Prof Viner mengingatkan, anak-anak sedang berada pada periode perkembangan otak dan kognitif. Kehilangan pembelajaran selama pandemi tidak dapat dikompensasikan begitu saja dengan mengejar ketertinggalan di lain waktu.
"Kelak, itu akan berkontribusi pada tingkat kesehatan dan harapan hidup yang lebih rendah dalam jangka panjang," ucap Prof Viner.
Menurut Prof Viner dan rekan, bukti yang menguatkan argumentasi penutupan sekolah dapat mengurangi transmisi Covid-19 termasuk "lemah". Mereka menyebut, infeksi di institusi pendidikan menengah lebih rendah daripada di lingkungan rumah tangga.
Laporan tersebut juga mendukung keputusan pemerintah untuk membuat sekolah menengah tetap buka. Mereka sepakat bahwa para pelajar harus menggunakan masker di kelas.

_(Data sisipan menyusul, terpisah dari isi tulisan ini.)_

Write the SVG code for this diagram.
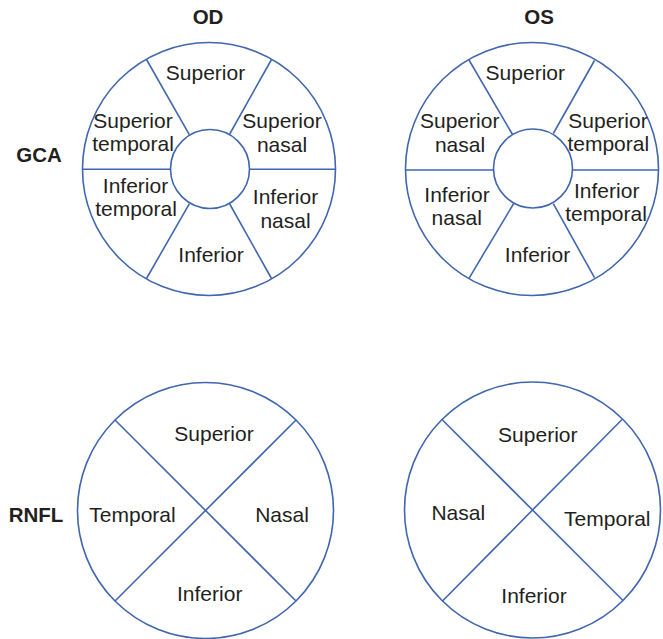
<svg xmlns="http://www.w3.org/2000/svg" width="663" height="639" viewBox="0 0 663 639">
<style>
.ln{fill:none;stroke:#4066b0;stroke-width:1.6}
.t{font-family:"Liberation Sans",Arial,sans-serif;font-size:21px;fill:#231f20;text-anchor:middle}
.h{font-family:"Liberation Sans",Arial,sans-serif;font-size:20.5px;font-weight:bold;fill:#231f20;text-anchor:middle}
</style>
<rect width="663" height="639" fill="#ffffff"/>
<g id="labels">
<text class="h" x="208" y="23.5">OD</text>
<text class="h" x="539" y="23.5">OS</text>
<text class="h" x="39" y="161.7">GCA</text>
<text class="h" x="36" y="521.7">RNFL</text>
</g>
<g id="gca-od">
<circle class="ln" cx="209" cy="169" r="126.5"/>
<circle class="ln" cx="210" cy="169" r="39.5"/>
<text class="t" x="205.5" y="79.5">Superior</text>
<text class="t" x="133" y="128.3">Superior</text>
<text class="t" x="133" y="151">temporal</text>
<text class="t" x="282" y="128.3">Superior</text>
<text class="t" x="282" y="151.7">nasal</text>
<text class="t" x="135.5" y="193.3">Inferior</text>
<text class="t" x="136" y="215.5">temporal</text>
<text class="t" x="285.5" y="204">Inferior</text>
<text class="t" x="285.5" y="228.3">nasal</text>
<text class="t" x="211" y="261.7">Inferior</text>
</g>
<g id="gca-os">
<circle class="ln" cx="532" cy="169" r="126.5"/>
<circle class="ln" cx="533" cy="168.5" r="39.5"/>
<text class="t" x="525.3" y="79.5">Superior</text>
<text class="t" x="459.7" y="128.3">Superior</text>
<text class="t" x="460" y="151.7">nasal</text>
<text class="t" x="608" y="128.3">Superior</text>
<text class="t" x="608.3" y="150.5">temporal</text>
<text class="t" x="457" y="201.7">Inferior</text>
<text class="t" x="456.7" y="225">nasal</text>
<text class="t" x="606.7" y="198.3">Inferior</text>
<text class="t" x="606" y="220.7">temporal</text>
<text class="t" x="537.5" y="261.7">Inferior</text>
</g>
<g id="rnfl-od">
<circle class="ln" cx="205.5" cy="510.5" r="128"/>
<text class="t" x="214" y="440.7">Superior</text>
<text class="t" x="132.5" y="521.7">Temporal</text>
<text class="t" x="282" y="521.7">Nasal</text>
<text class="t" x="209.7" y="600.7">Inferior</text>
</g>
<g id="rnfl-os">
<circle class="ln" cx="532.5" cy="510" r="128"/>
<text class="t" x="537.8" y="441.7">Superior</text>
<text class="t" x="458.3" y="520">Nasal</text>
<text class="t" x="607.3" y="526">Temporal</text>
<text class="t" x="534" y="602.7">Inferior</text>
</g>
<g id="connectors">
<line class="ln" x1="82.5" y1="169.3" x2="170.5" y2="169.3"/>
<line class="ln" x1="249.5" y1="169.3" x2="335.5" y2="169.3"/>
<line class="ln" x1="146.5" y1="59.5" x2="189.3" y2="134.6"/>
<line class="ln" x1="271.5" y1="59.5" x2="229.7" y2="134"/>
<line class="ln" x1="146.5" y1="278.5" x2="189.3" y2="203.8"/>
<line class="ln" x1="271.5" y1="278.5" x2="229.7" y2="204"/>
<line class="ln" x1="405.5" y1="170" x2="493.5" y2="170"/>
<line class="ln" x1="572.5" y1="170" x2="658.5" y2="170"/>
<line class="ln" x1="469" y1="60" x2="512.5" y2="134.5"/>
<line class="ln" x1="594.5" y1="60.5" x2="553.3" y2="133.5"/>
<line class="ln" x1="469" y1="278.3" x2="514" y2="203"/>
<line class="ln" x1="594.5" y1="277.7" x2="553.3" y2="203.7"/>
<line class="ln" x1="115" y1="420" x2="296" y2="601"/>
<line class="ln" x1="296" y1="420" x2="115" y2="601"/>
<line class="ln" x1="442" y1="419.5" x2="623" y2="600.5"/>
<line class="ln" x1="622" y1="419.5" x2="442.5" y2="601"/>
</g>
</svg>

Sebagian pelajar menolak memakai masker dan tak mau menjalani tes Covid-19 ketika kembali ke sekolah pada pekan ini. Pemerintah pun menyerahkan kepada pihak sekolah cara untuk menyemangati siswanya untuk menuruti peraturan tersebut.
Selain memakai masker dan tes Covid-19 sebelum kembali ke kelas, anak-anak usia lima hingga 11 tahun juga perlu mendapatkan vaksin agar sekolahnya tak kembali ke pembelajaran jarak jauh. Prof Viner menyebut, kasus Covid-19 yang merebak di sekolah kemungkinan terjadi karena pelonggaran langkah pencegahan penularan serta rendahnya tingkat vaksinasi anak dan remaja dibandingkan populasi dewasa.
"Dua faktor tersebut harus menjadi perhatian," ujarnya.
Menurut Prof Viner, pemerintah harus mendukung sekolah agar menjadi yang terakhir tutup saat lockdown dan pertama buka setelah pelonggaran. Ketersediaan tenaga pengajar dan mitigasi yang diperlukan untuk menunjangnya perlu didukung.
"Tanpa itu, kebijakan bisa gagal dan membahayakan generasi muda dan anak-anak," tutur Prof Viner.